┌─ SOURCE MATERIAL
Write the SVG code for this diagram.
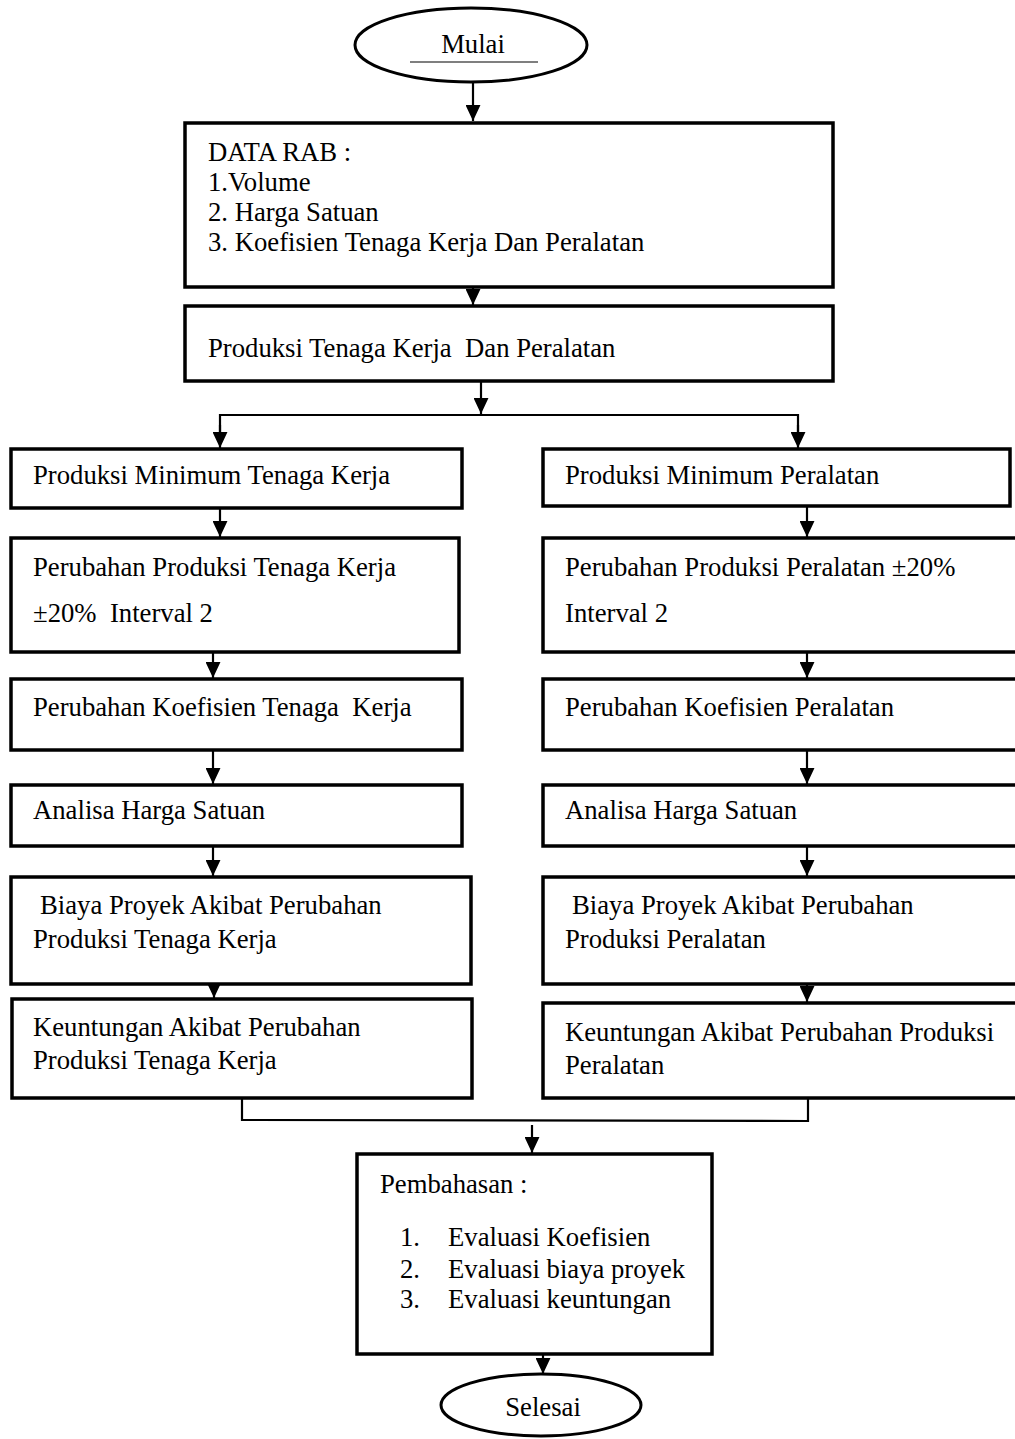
<svg xmlns="http://www.w3.org/2000/svg" width="1015" height="1439" viewBox="0 0 1015 1439">
<defs>
<marker id="ah" markerUnits="userSpaceOnUse" markerWidth="16" markerHeight="15" viewBox="0 0 15 14" refX="15" refY="7" orient="auto">
<path d="M0,0 L15,7 L0,14 z" fill="#000"/>
</marker>
<style>
.box{fill:#fff;stroke:#000;stroke-width:3.5}
.el{fill:#fff;stroke:#000;stroke-width:3}
.t{font-family:"Liberation Serif","Times New Roman",serif;font-size:26.7px;fill:#000}
.c{fill:none;stroke:#000;stroke-width:2.2}
.a{fill:none;stroke:#000;stroke-width:2.2;marker-end:url(#ah)}
</style>
</defs>
<rect width="1015" height="1439" fill="#fff"/>

<g id="connectors">
<line class="a" x1="473" y1="82" x2="473" y2="121"/>
<line class="a" x1="473" y1="287" x2="473" y2="305"/>
<line class="a" x1="481" y1="381" x2="481" y2="414"/>
<polyline class="c" points="220,437 220,415 798,415 798,437"/>
<line class="a" x1="220" y1="425" x2="220" y2="448"/>
<line class="a" x1="798" y1="425" x2="798" y2="448"/>
<line class="a" x1="220" y1="508" x2="220" y2="537"/>
<line class="a" x1="807" y1="506" x2="807" y2="537"/>
<line class="a" x1="213" y1="652" x2="213" y2="678"/>
<line class="a" x1="807" y1="645" x2="807" y2="678"/>
<line class="a" x1="213" y1="750" x2="213" y2="784"/>
<line class="a" x1="807" y1="750" x2="807" y2="784"/>
<line class="a" x1="213" y1="846" x2="213" y2="876"/>
<line class="a" x1="807" y1="846" x2="807" y2="876"/>
<line class="a" x1="214" y1="970" x2="214" y2="998"/>
<line class="a" x1="807" y1="984" x2="807" y2="1002"/>
<polyline class="c" points="242,1098 242,1120 808,1121 808,1098"/>
<line class="a" x1="532" y1="1125" x2="532" y2="1153"/>
<line class="a" x1="543" y1="1354" x2="543" y2="1374"/>
</g>

<g id="mulai">
<ellipse class="el" cx="471" cy="45" rx="116" ry="37"/>
<text class="t" x="473" y="53" text-anchor="middle">Mulai</text>
<line x1="410" y1="62" x2="538" y2="62" stroke="#000" stroke-width="1.2"/>
</g>

<g id="data-rab">
<rect class="box" x="185" y="123" width="648" height="164"/>
<text class="t" x="208" y="161">DATA RAB :</text>
<text class="t" x="208" y="191">1.Volume</text>
<text class="t" x="208" y="221">2. Harga Satuan</text>
<text class="t" x="208" y="251">3. Koefisien Tenaga Kerja Dan Peralatan</text>
</g>

<g id="produksi">
<rect class="box" x="185" y="306" width="648" height="75"/>
<text class="t" x="208" y="357" xml:space="preserve">Produksi Tenaga Kerja  Dan Peralatan</text>
</g>

<g id="min-tk">
<rect class="box" x="11" y="449" width="451" height="59"/>
<text class="t" x="33" y="484">Produksi Minimum Tenaga Kerja</text>
</g>
<g id="min-pl">
<rect class="box" x="543" y="449" width="467" height="57"/>
<text class="t" x="565" y="484">Produksi Minimum Peralatan</text>
</g>

<g id="ubah-tk">
<rect class="box" x="11" y="538" width="448" height="114"/>
<text class="t" x="33" y="576">Perubahan Produksi Tenaga Kerja</text>
<text class="t" x="33" y="622" xml:space="preserve">±20%  Interval 2</text>
</g>
<g id="ubah-pl">
<rect class="box" x="543" y="538" width="480" height="114"/>
<text class="t" x="565" y="576">Perubahan Produksi Peralatan ±20%</text>
<text class="t" x="565" y="622">Interval 2</text>
</g>

<g id="koef-tk">
<rect class="box" x="11" y="679" width="451" height="71"/>
<text class="t" x="33" y="716" xml:space="preserve">Perubahan Koefisien Tenaga  Kerja</text>
</g>
<g id="koef-pl">
<rect class="box" x="543" y="679" width="480" height="71"/>
<text class="t" x="565" y="716">Perubahan Koefisien Peralatan</text>
</g>

<g id="ahs-tk">
<rect class="box" x="11" y="785" width="451" height="61"/>
<text class="t" x="33" y="819">Analisa Harga Satuan</text>
</g>
<g id="ahs-pl">
<rect class="box" x="543" y="785" width="480" height="61"/>
<text class="t" x="565" y="819">Analisa Harga Satuan</text>
</g>

<g id="biaya-tk">
<rect class="box" x="11" y="877" width="460" height="107"/>
<text class="t" x="40" y="914">Biaya Proyek Akibat Perubahan</text>
<text class="t" x="33" y="948">Produksi Tenaga Kerja</text>
</g>
<g id="biaya-pl">
<rect class="box" x="543" y="877" width="480" height="107"/>
<text class="t" x="572" y="914">Biaya Proyek Akibat Perubahan</text>
<text class="t" x="565" y="948">Produksi Peralatan</text>
</g>

<g id="untung-tk">
<rect class="box" x="12" y="999" width="460" height="99"/>
<text class="t" x="33" y="1036">Keuntungan Akibat Perubahan</text>
<text class="t" x="33" y="1069">Produksi Tenaga Kerja</text>
</g>
<g id="untung-pl">
<rect class="box" x="543" y="1003" width="480" height="95"/>
<text class="t" x="565" y="1041">Keuntungan Akibat Perubahan Produksi</text>
<text class="t" x="565" y="1074">Peralatan</text>
</g>

<g id="pembahasan">
<rect class="box" x="357" y="1154" width="355" height="200"/>
<text class="t" x="380" y="1193">Pembahasan :</text>
<text class="t" x="400" y="1246">1.</text>
<text class="t" x="448" y="1246">Evaluasi Koefisien</text>
<text class="t" x="400" y="1278">2.</text>
<text class="t" x="448" y="1278">Evaluasi biaya proyek</text>
<text class="t" x="400" y="1308">3.</text>
<text class="t" x="448" y="1308">Evaluasi keuntungan</text>
</g>

<g id="selesai">
<ellipse class="el" cx="541" cy="1405" rx="100" ry="31"/>
<text class="t" x="543" y="1416" text-anchor="middle">Selesai</text>
</g>
</svg>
└─
[WHAT THE TASK ASKS] Copy out each line exactly, without the pictures.

[WRITTEN RESPONSE]
Write the SVG code for this diagram.
<svg xmlns="http://www.w3.org/2000/svg" width="1015" height="1439" viewBox="0 0 1015 1439">
<defs>
<marker id="ah" markerUnits="userSpaceOnUse" markerWidth="16" markerHeight="15" viewBox="0 0 15 14" refX="15" refY="7" orient="auto">
<path d="M0,0 L15,7 L0,14 z" fill="#000"/>
</marker>
<style>
.box{fill:#fff;stroke:#000;stroke-width:3.5}
.el{fill:#fff;stroke:#000;stroke-width:3}
.t{font-family:"Liberation Serif","Times New Roman",serif;font-size:26.7px;fill:#000}
.c{fill:none;stroke:#000;stroke-width:2.2}
.a{fill:none;stroke:#000;stroke-width:2.2;marker-end:url(#ah)}
</style>
</defs>
<rect width="1015" height="1439" fill="#fff"/>

<g id="connectors">
<line class="a" x1="473" y1="82" x2="473" y2="121"/>
<line class="a" x1="473" y1="287" x2="473" y2="305"/>
<line class="a" x1="481" y1="381" x2="481" y2="414"/>
<polyline class="c" points="220,437 220,415 798,415 798,437"/>
<line class="a" x1="220" y1="425" x2="220" y2="448"/>
<line class="a" x1="798" y1="425" x2="798" y2="448"/>
<line class="a" x1="220" y1="508" x2="220" y2="537"/>
<line class="a" x1="807" y1="506" x2="807" y2="537"/>
<line class="a" x1="213" y1="652" x2="213" y2="678"/>
<line class="a" x1="807" y1="645" x2="807" y2="678"/>
<line class="a" x1="213" y1="750" x2="213" y2="784"/>
<line class="a" x1="807" y1="750" x2="807" y2="784"/>
<line class="a" x1="213" y1="846" x2="213" y2="876"/>
<line class="a" x1="807" y1="846" x2="807" y2="876"/>
<line class="a" x1="214" y1="970" x2="214" y2="998"/>
<line class="a" x1="807" y1="984" x2="807" y2="1002"/>
<polyline class="c" points="242,1098 242,1120 808,1121 808,1098"/>
<line class="a" x1="532" y1="1125" x2="532" y2="1153"/>
<line class="a" x1="543" y1="1354" x2="543" y2="1374"/>
</g>

<g id="mulai">
<ellipse class="el" cx="471" cy="45" rx="116" ry="37"/>
<text class="t" x="473" y="53" text-anchor="middle">Mulai</text>
<line x1="410" y1="62" x2="538" y2="62" stroke="#000" stroke-width="1.2"/>
</g>

<g id="data-rab">
<rect class="box" x="185" y="123" width="648" height="164"/>
<text class="t" x="208" y="161">DATA RAB :</text>
<text class="t" x="208" y="191">1.Volume</text>
<text class="t" x="208" y="221">2. Harga Satuan</text>
<text class="t" x="208" y="251">3. Koefisien Tenaga Kerja Dan Peralatan</text>
</g>

<g id="produksi">
<rect class="box" x="185" y="306" width="648" height="75"/>
<text class="t" x="208" y="357" xml:space="preserve">Produksi Tenaga Kerja  Dan Peralatan</text>
</g>

<g id="min-tk">
<rect class="box" x="11" y="449" width="451" height="59"/>
<text class="t" x="33" y="484">Produksi Minimum Tenaga Kerja</text>
</g>
<g id="min-pl">
<rect class="box" x="543" y="449" width="467" height="57"/>
<text class="t" x="565" y="484">Produksi Minimum Peralatan</text>
</g>

<g id="ubah-tk">
<rect class="box" x="11" y="538" width="448" height="114"/>
<text class="t" x="33" y="576">Perubahan Produksi Tenaga Kerja</text>
<text class="t" x="33" y="622" xml:space="preserve">±20%  Interval 2</text>
</g>
<g id="ubah-pl">
<rect class="box" x="543" y="538" width="480" height="114"/>
<text class="t" x="565" y="576">Perubahan Produksi Peralatan ±20%</text>
<text class="t" x="565" y="622">Interval 2</text>
</g>

<g id="koef-tk">
<rect class="box" x="11" y="679" width="451" height="71"/>
<text class="t" x="33" y="716" xml:space="preserve">Perubahan Koefisien Tenaga  Kerja</text>
</g>
<g id="koef-pl">
<rect class="box" x="543" y="679" width="480" height="71"/>
<text class="t" x="565" y="716">Perubahan Koefisien Peralatan</text>
</g>

<g id="ahs-tk">
<rect class="box" x="11" y="785" width="451" height="61"/>
<text class="t" x="33" y="819">Analisa Harga Satuan</text>
</g>
<g id="ahs-pl">
<rect class="box" x="543" y="785" width="480" height="61"/>
<text class="t" x="565" y="819">Analisa Harga Satuan</text>
</g>

<g id="biaya-tk">
<rect class="box" x="11" y="877" width="460" height="107"/>
<text class="t" x="40" y="914">Biaya Proyek Akibat Perubahan</text>
<text class="t" x="33" y="948">Produksi Tenaga Kerja</text>
</g>
<g id="biaya-pl">
<rect class="box" x="543" y="877" width="480" height="107"/>
<text class="t" x="572" y="914">Biaya Proyek Akibat Perubahan</text>
<text class="t" x="565" y="948">Produksi Peralatan</text>
</g>

<g id="untung-tk">
<rect class="box" x="12" y="999" width="460" height="99"/>
<text class="t" x="33" y="1036">Keuntungan Akibat Perubahan</text>
<text class="t" x="33" y="1069">Produksi Tenaga Kerja</text>
</g>
<g id="untung-pl">
<rect class="box" x="543" y="1003" width="480" height="95"/>
<text class="t" x="565" y="1041">Keuntungan Akibat Perubahan Produksi</text>
<text class="t" x="565" y="1074">Peralatan</text>
</g>

<g id="pembahasan">
<rect class="box" x="357" y="1154" width="355" height="200"/>
<text class="t" x="380" y="1193">Pembahasan :</text>
<text class="t" x="400" y="1246">1.</text>
<text class="t" x="448" y="1246">Evaluasi Koefisien</text>
<text class="t" x="400" y="1278">2.</text>
<text class="t" x="448" y="1278">Evaluasi biaya proyek</text>
<text class="t" x="400" y="1308">3.</text>
<text class="t" x="448" y="1308">Evaluasi keuntungan</text>
</g>

<g id="selesai">
<ellipse class="el" cx="541" cy="1405" rx="100" ry="31"/>
<text class="t" x="543" y="1416" text-anchor="middle">Selesai</text>
</g>
</svg>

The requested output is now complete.